Monday, July 14, 2014

Writers, Spiders and Glowing Moss

At the end of the century, I lived in the Pacific Northwest. I worked for the Boy Scouts of America. I was a recent college graduate and I had not yet lost the idealism that all young people ought to have. In retrospect, I had every reason to be cynical, angry and a bit befuddled. In 1999, at the time of this story, I was back from the war only 8 years, back in the states for 7. I had graduated from Metro State in 1997, and I had traveled extensively all through the western states, lived in rural Colorado, Mexico City and San Francisco. And in 1999, I moved to Portland for a job. It was to become an antagonistic job too. After all, I had wanted to be a writer, whatever that meant, and working for the Boy Scouts was just not part of my image of what a writer should be.

I struggled with it for most of the year. I struggled to write, I struggled to find time to write. I was not mentally or emotionally prepared to juggle life, work and my internal pursuit of writing. I suppose this is not uncommon for writers or any artistic person for that matter. Rather than staying up all night reading, or writing, I spent my time in bars. Granted, I use that time of my life as a wellspring of material now (Undertakers of Rain and Dysphoric Notions, namely) it was miserable at the time. It was miserable at the time because just the year before, autumn of 1998, I was standing on the corner of 18th and California in downtown Denver with Vance Aandahl as we were discussing who was the writer of the two of us. His words are an inspiration to me now, but in 1999, Portland, Oregon, they were a curse.

In the weeks leading up to Thanksgiving, I was in the middle of making plans with some friends of mine to take a trip up to Vancouver, BC for the long weekend. The plan was simple enough, drink, eat, sight see, make new memories. The group of five became a group of three then two then me. In the end, I went to Vancouver alone.

The distance between Portland and Vancouver, BC is not terribly far. It took four or five hours, but that was four or five hours alone in the car. Here I was, in the rain, driving into the deep north late November, 1999. I thought about plenty of things I'm sure.

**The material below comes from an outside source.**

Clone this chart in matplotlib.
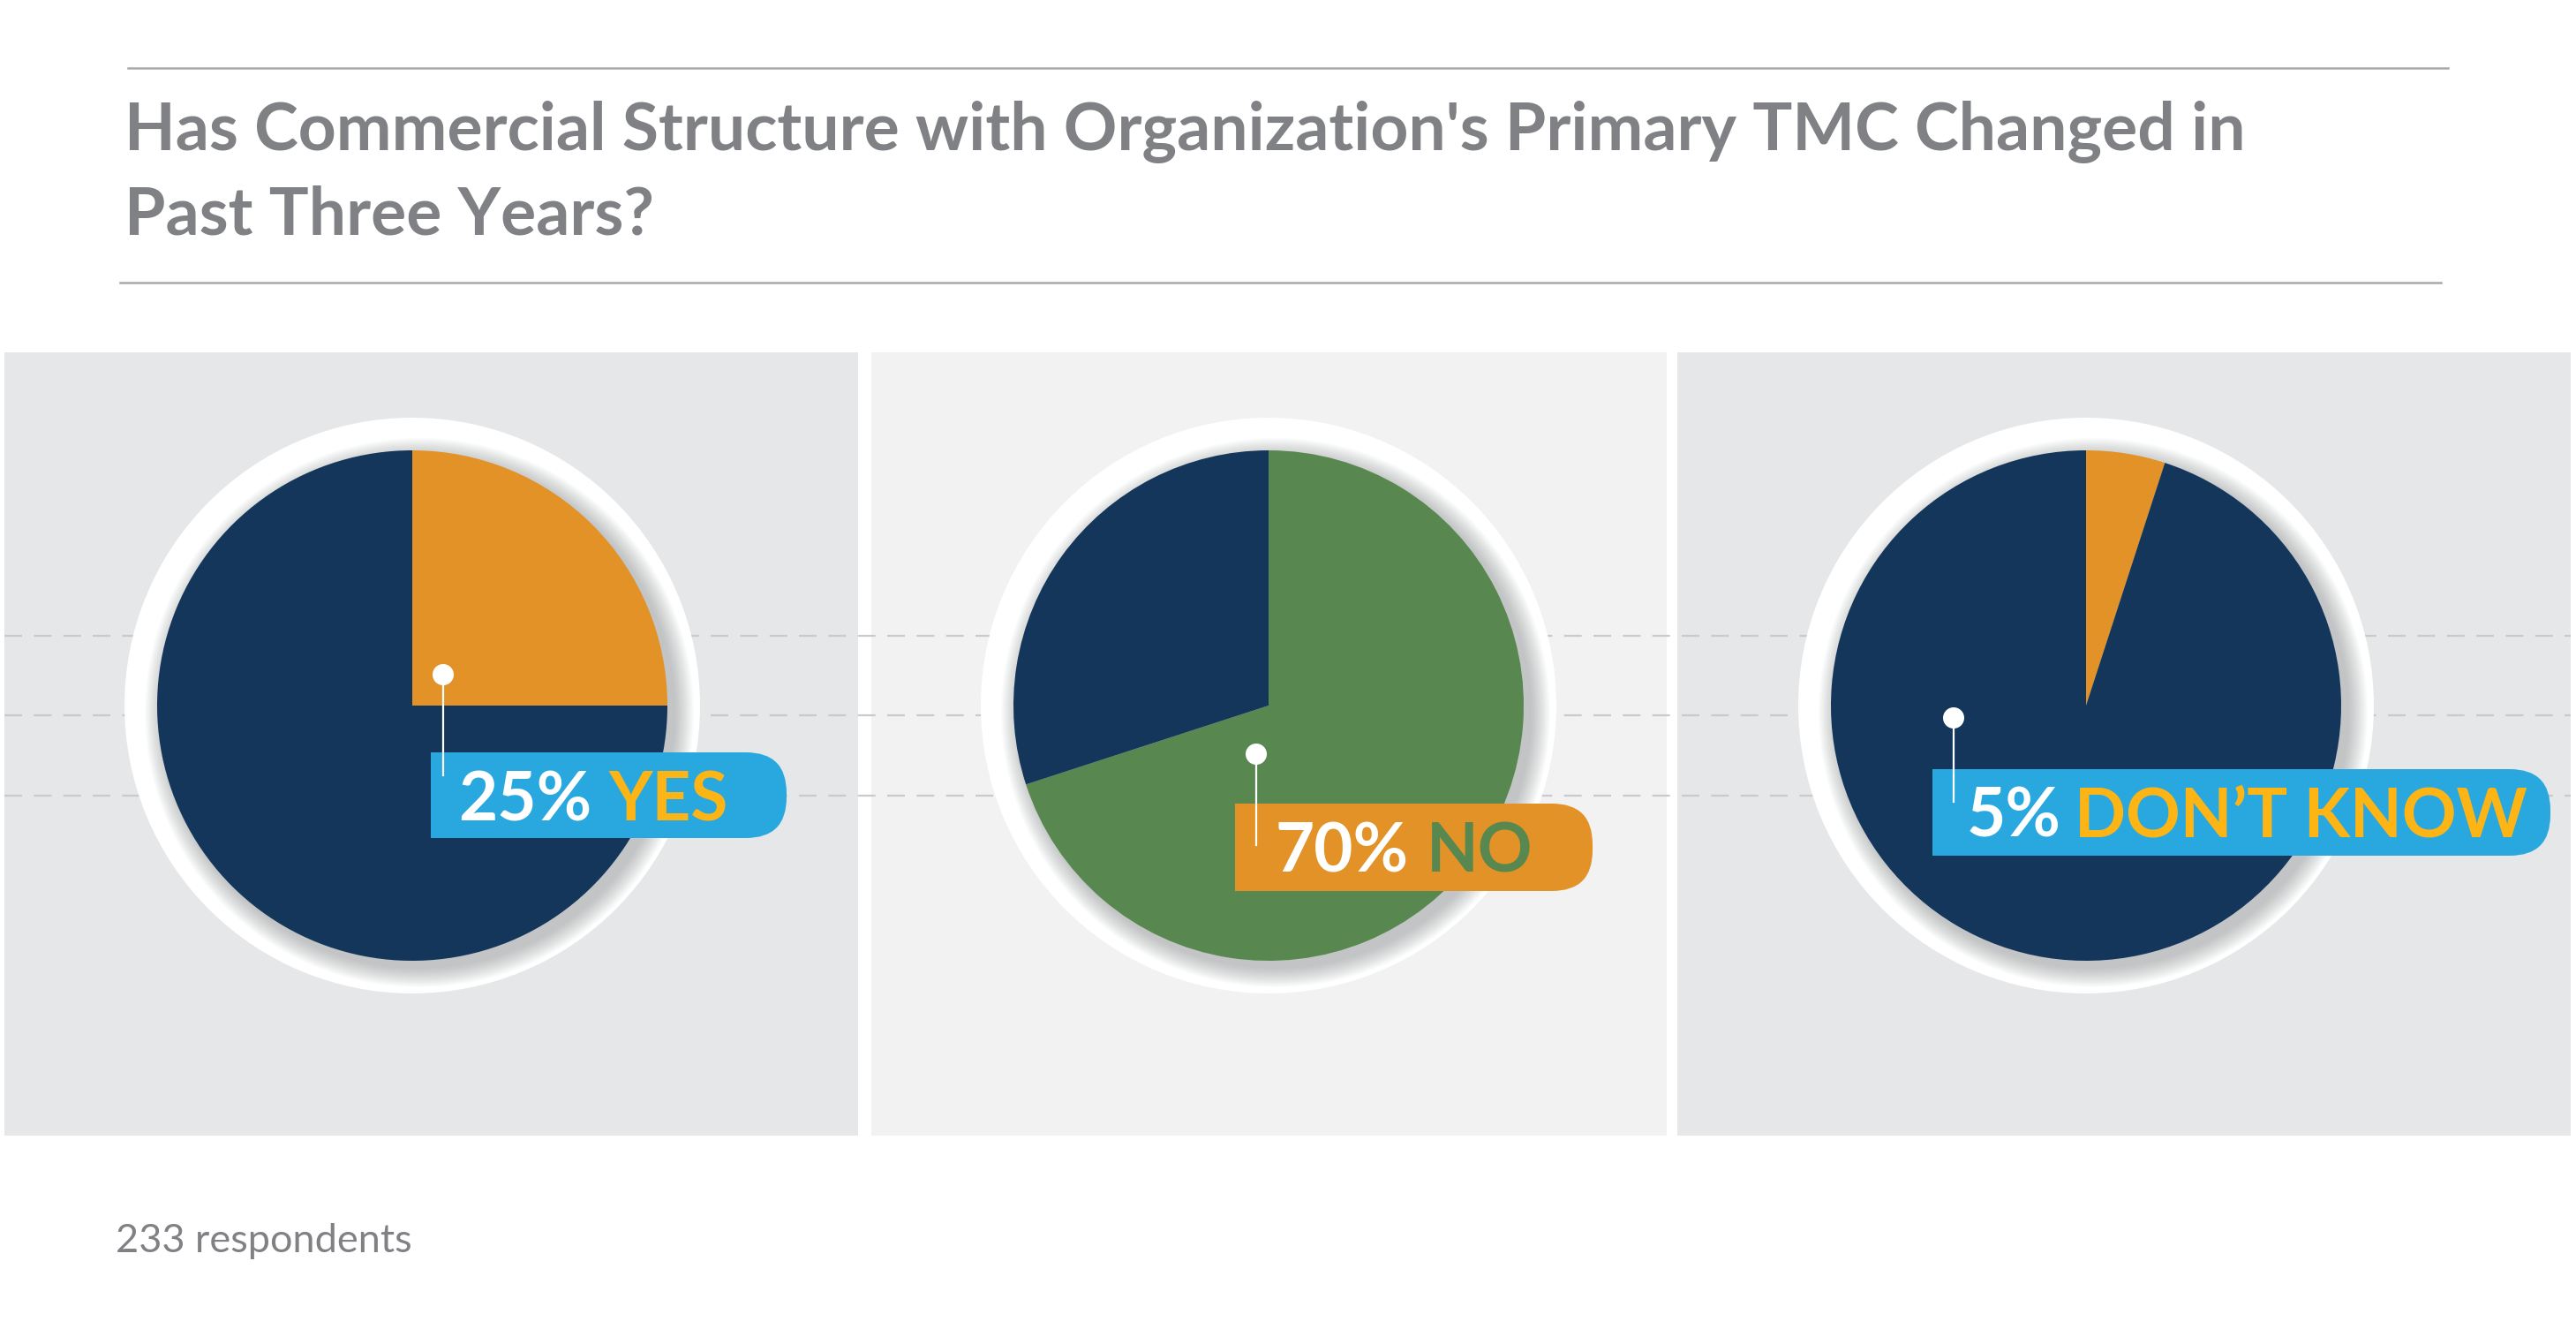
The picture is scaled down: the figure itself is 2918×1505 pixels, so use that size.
import matplotlib
matplotlib.use("Agg")
import matplotlib.pyplot as plt
from matplotlib.patches import Circle, Rectangle, FancyBboxPatch

# ---------------- data ----------------
categories = ["YES", "NO", "DON\u2019T KNOW"]
percents = [25, 70, 5]
respondents_note = "233 respondents"
title_lines = ["Has Commercial Structure with Organization's Primary TMC Changed in",
               "Past Three Years?"]

# ---------------- styles ----------------
NAVY = "#15365B"
ORANGE = "#E29227"
GREEN = "#588850"
BLUE = "#29A8E0"
YELLOW = "#FDB515"
GREY_TXT = "#808184"
highlight_colors = [ORANGE, GREEN, ORANGE]
box_colors = [BLUE, ORANGE, BLUE]
word_colors = [YELLOW, GREEN, YELLOW]

W, H = 2918, 1505
def Y(y):
    return H - y

fig = plt.figure(figsize=(W / 100, H / 100), dpi=100)
ax = fig.add_axes([0, 0, 1, 1])

# panels (x0, x1, colour)
panels = [(5, 972, "#E6E7E9"), (987, 1888, "#F2F2F2"), (1900, 2912, "#E6E7E9")]
for x0, x1, c in panels:
    ax.add_patch(Rectangle((x0, Y(1286)), x1 - x0, 1286 - 399, facecolor=c,
                           edgecolor="none", zorder=0))

# dashed guide lines
for yy in [720, 810, 901]:
    ax.plot([5, 2912], [Y(yy), Y(yy)], color="#C9CACC", lw=1.6,
            dashes=(9, 6), zorder=1)

# title and rules
ax.plot([145, 2773], [Y(77), Y(77)], color="#A7A9AC", lw=1.8, zorder=2)
ax.plot([136, 2765], [Y(320), Y(320)], color="#A7A9AC", lw=1.8, zorder=2)
for i, line in enumerate(title_lines):
    ax.text(141, Y(170 + 95 * i), line, fontsize=54, family="Lato",
            weight="bold", color=GREY_TXT, va="baseline", ha="left", zorder=3)

ax.text(131, Y(1418), respondents_note, fontsize=32.5, family="Lato",
        weight="normal", color=GREY_TXT, va="baseline", ha="left", zorder=3)

# pies
centers_x = [467, 1437, 2363]
cy = 799
R = 289
RING = 326
for k, (cx, pct) in enumerate(zip(centers_x, percents)):
    ring = Circle((cx, Y(cy)), RING, facecolor="white", edgecolor="none",
                  zorder=4)
    ax.add_patch(ring)
    # soft shadow of the pie cast on the ring (lower right)
    for j in range(14):
        sh = Circle((cx + 8, Y(cy) - 8), R + 1 + j * 1.6,
                    facecolor="#7E8084", edgecolor="none",
                    alpha=0.04, zorder=5)
        ax.add_patch(sh)
        sh.set_clip_path(ring)
    wedges, _ = ax.pie([pct, 100 - pct], colors=[highlight_colors[k], NAVY],
                       startangle=90, counterclock=False, center=(cx, Y(cy)),
                       radius=R, wedgeprops=dict(linewidth=0), frame=True)
    for w in wedges:
        w.set_zorder(6)

# labels: box (x0, x1, ytop, ybot), dot (x, y), line end y, text x, baseline
label_layout = [
    dict(box=(488, 891, 852, 949), dot=(502, 764), lend=878, tx=519, base=929),
    dict(box=(1399, 1804, 910, 1009), dot=(1423, 854), lend=957, tx=1445, base=987),
    dict(box=(2189, 2889, 871, 969), dot=(2213, 813), lend=908, tx=2228, base=948),
]
fig.canvas.draw()
renderer = fig.canvas.get_renderer()
inv = ax.transData.inverted()
for k, lay in enumerate(label_layout):
    x0, x1, yt, yb = lay["box"]
    h = yb - yt
    ax.add_patch(FancyBboxPatch((x0, Y(yb)), x1 - x0, h,
                                boxstyle="round,pad=0,rounding_size=46",
                                facecolor=box_colors[k], edgecolor="none",
                                zorder=8))
    ax.add_patch(Rectangle((x0, Y(yb)), 60, h, facecolor=box_colors[k],
                           edgecolor="none", zorder=8))
    dx, dy = lay["dot"]
    ax.plot([dx, dx], [Y(dy), Y(lay["lend"])], color="white", lw=1.6, zorder=9)
    ax.add_patch(Circle((dx, Y(dy)), 12, facecolor="white", edgecolor="none",
                        zorder=9))
    t1 = ax.text(lay["tx"], Y(lay["base"]), f"{percents[k]}%", fontsize=55,
                 family="Lato", weight="bold", color="white", va="baseline",
                 ha="left", zorder=10)
    bb = t1.get_window_extent(renderer=renderer)
    xe = inv.transform((bb.x1, bb.y0))[0] + 5
    ax.text(xe, Y(lay["base"]), categories[k], fontsize=55, family="Lato",
            weight="bold", color=word_colors[k], va="baseline", ha="left",
            zorder=10)

ax.set_xlim(0, W)
ax.set_ylim(0, H)
ax.set_aspect("auto")
ax.axis("off")
fig.savefig("out.png", dpi=100, facecolor="white")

What was predominately eating away at my thoughts was my job at the Boy Scouts, my inability to comply to “real” life and Vance Aandahl's year old statement about me being a writer. I had not written much in 1999, if anything at all. And a small set back just days before my Canada trip proved to be nearly crippling. My handbag was stolen from my car, it had my notebook and a few letters. The letters, of course were important, but the loss of the notebook was debilitating. It had taken me 8 or 9 months to fill half of it. I don't know what was in it, and I never will and I hope there is a special place in hell for the person who took it.

For my entire stay in Vancouver, I carried the replacement notebook with me everywhere I went.

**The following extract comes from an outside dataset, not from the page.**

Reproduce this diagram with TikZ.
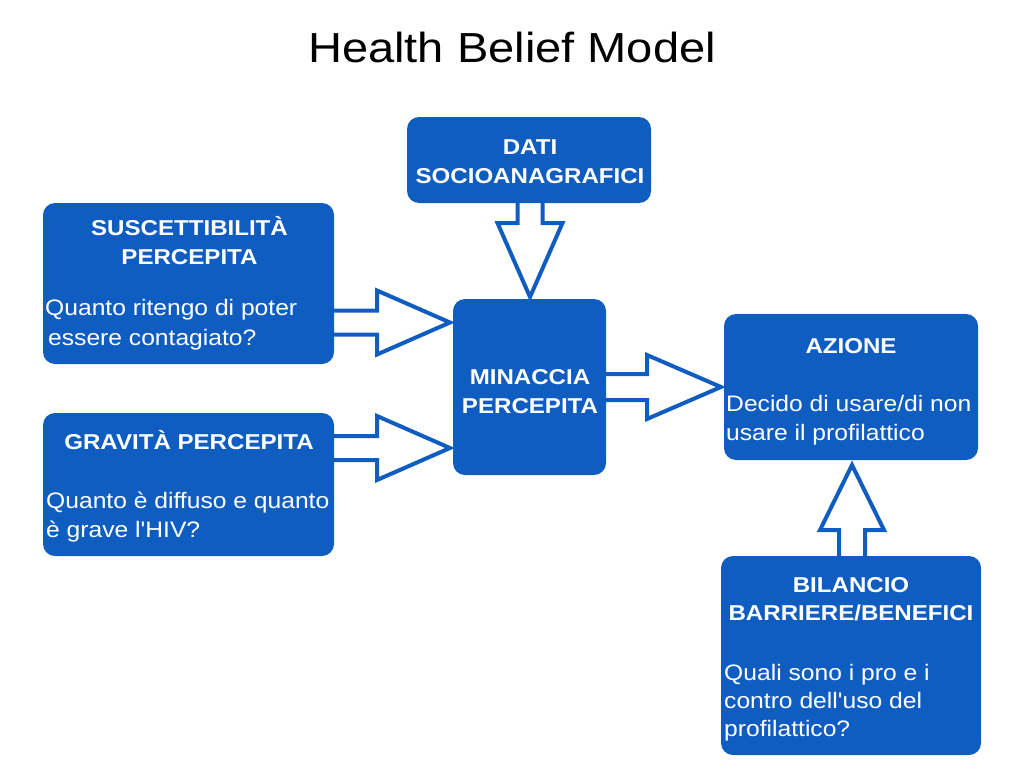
\documentclass[tikz,border=0pt]{standalone}
\usepackage{fontspec}
\newfontfamily\hbmfont[FakeStretch=1.12]{Liberation Sans}
\newfontfamily\hbmbodyfont[FakeStretch=1.1]{Liberation Sans}
\definecolor{hbmblue}{RGB}{16,93,194}
\begin{document}
\begin{tikzpicture}[x=1pt,y=-1pt,
  box/.style={fill=hbmblue, rounded corners=12pt, inner sep=0pt, outer sep=0pt},
  head/.style={text=white, inner sep=0pt, anchor=base, font=\hbmfont\bfseries\fontsize{21.5}{28.5}\selectfont},
  body/.style={text=white, inner sep=0pt, anchor=base west, font=\hbmbodyfont\fontsize{22.4}{28.5}\selectfont},
  blockarrow/.style={draw=hbmblue, line width=4pt, fill=white, line join=miter, miter limit=10}]
\useasboundingbox (0,0) rectangle (1024,768);

\node[inner sep=0pt, anchor=base, font=\hbmfont\fontsize{42}{48}\selectfont] (title) at (512,63) {Health Belief Model};

% block arrows (drawn first, boxes cover their tails)
\draw[blockarrow] (334,310.5)--(377,310.5)--(377,290.5)--(450,322.5)--(377,354.5)--(377,334.5)--(334,334.5);
\draw[blockarrow] (334,436)--(377,436)--(377,416)--(450,448)--(377,480)--(377,460)--(334,460);
\draw[blockarrow] (517.5,203)--(517.5,223)--(497.5,223)--(530,297)--(562.5,223)--(542.5,223)--(542.5,203);
\draw[blockarrow] (606,374)--(647,374)--(647,355)--(721,387)--(647,419)--(647,400)--(606,400);
\draw[blockarrow] (839,557)--(839,530)--(820,530)--(852,465)--(884,530)--(865,530)--(865,557);

% boxes
\node[box, minimum width=291pt, minimum height=161pt] (susc) at (188.5,283.5) {};
\node[box, minimum width=291pt, minimum height=143pt] (grav) at (188.5,484.5) {};
\node[box, minimum width=244pt, minimum height=86pt] (dati) at (529,160) {};
\node[box, minimum width=153pt, minimum height=176pt] (min) at (529.5,387) {};
\node[box, minimum width=254pt, minimum height=146pt] (az) at (851,387) {};
\node[box, minimum width=260pt, minimum height=199pt] (bil) at (851,655.5) {};

% texts
\node[head] (t1a) at (189.5,235) {SUSCETTIBILITÀ};
\node[head] (t1b) at (189.5,264) {PERCEPITA};
\node[body] (b1a) at (45,315) {Quanto ritengo di poter};
\node[body] (b1b) at (48,345) {essere contagiato?};

\node[head] (t2) at (189,449) {GRAVITÀ PERCEPITA};
\node[body] (b2a) at (46,508) {Quanto è diffuso e quanto};
\node[body] (b2b) at (46,537) {è grave l'HIV?};

\node[head] (t3a) at (530,154) {DATI};
\node[head] (t3b) at (530,183) {SOCIOANAGRAFICI};
\node[head] (t4a) at (530,384) {MINACCIA};
\node[head] (t4b) at (530,413) {PERCEPITA};

\node[head] (t5) at (851,353) {AZIONE};
\node[body] (b5a) at (726,411) {Decido di usare/di non};
\node[body] (b5b) at (726,440) {usare il profilattico};

\node[head] (t6a) at (851,592) {BILANCIO};
\node[head] (t6b) at (851,620) {BARRIERE/BENEFICI};
\node[body] (b6a) at (724,680) {Quali sono i pro e i};
\node[body] (b6b) at (724,708) {contro dell'uso del};
\node[body] (b6c) at (724,736) {profilattico?};
\end{tikzpicture}
\end{document}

The events of the Vancouver trip are not important. What I did with them is important. I made it back to Portland. I bought enough food for three weeks and I sat at my computer for about 72 hours and composed a novel. Reading it now, I will tell you, is like watching your dog take a shit. It stinks and it's something you gotta pick up all warm and squishy.

The product might be shit, but the process was unbelievable.

When the novel was written, when the trip was over, when the Thanksgiving break was shelved for another year, it was time to go back to work. Somehow in the office the following Monday, I just did not feel the same as when I left. I knew what I would have to become, and as the century came to a close, I didn't quite know how to do.